Remember that GoDaddy commercial during the Super Bowl—the one where puppeteer Gwen Dean quit her job on the air, right then and there? Turns out she’s a Yonkers resident and, after 18 years as a machine engineer servicing the HVAC systems of Manhattan office buildings, she’s leaving her day job to pursue her passion full time: puppeteering.
She started small in 2006 when her friend, a puppeteer, had an assistant who couldn’t make her puppet show. “She tapped me,” says Dean. “Once I saw what went on, I was hooked. I said not only, ‘Wow, I think I could do this,’ but, ‘I think I could do it better.’”
And so her hobby was born: “It got bigger and bigger until one day I said this can be the world’s most expensive hobby or I can run a small business on the side and make it self supporting.”
Puppets by Gwen was born in 2008. Dean performed at local shows and bookings on her days off, and she even found herself working at the Swedish Cottage Marionette Theatre in Central Park. Then, in December of 2013, she saw the anonymous ad that would catapult her into full-time small business ownership.
“I came across a blind ad that said they were looking for people who are going to quit their day jobs to pursue their passions,” says Dean. “I clicked on it and, sure enough, it was a legitimate form and I filled it out.” The rest is history. GoDaddy chose her for the spot, worked with her to make a killer website, and Dean kept it all a secret.

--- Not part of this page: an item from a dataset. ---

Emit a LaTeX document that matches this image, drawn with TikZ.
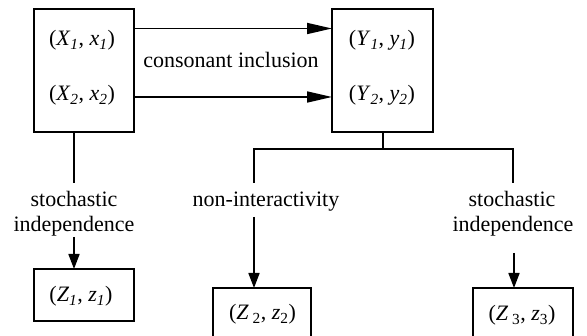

“My boss was watching the game, which I strongly suspected he might be,” says Dean. “He texted me right afterwards and he sounded flabbergasted. I called him after and he was laughing and laughing.”
Dean said the aftermath has been hectic, and that her phone is ringing off the hook. “It’s the avalanche I expected it to be,” she says. Don’t be surprised if you see her around Westchester performing at kids’ parties, events, etc., creating, as she says, enchantment: “If you’re going to find enchantment, you’re going to have to create it.”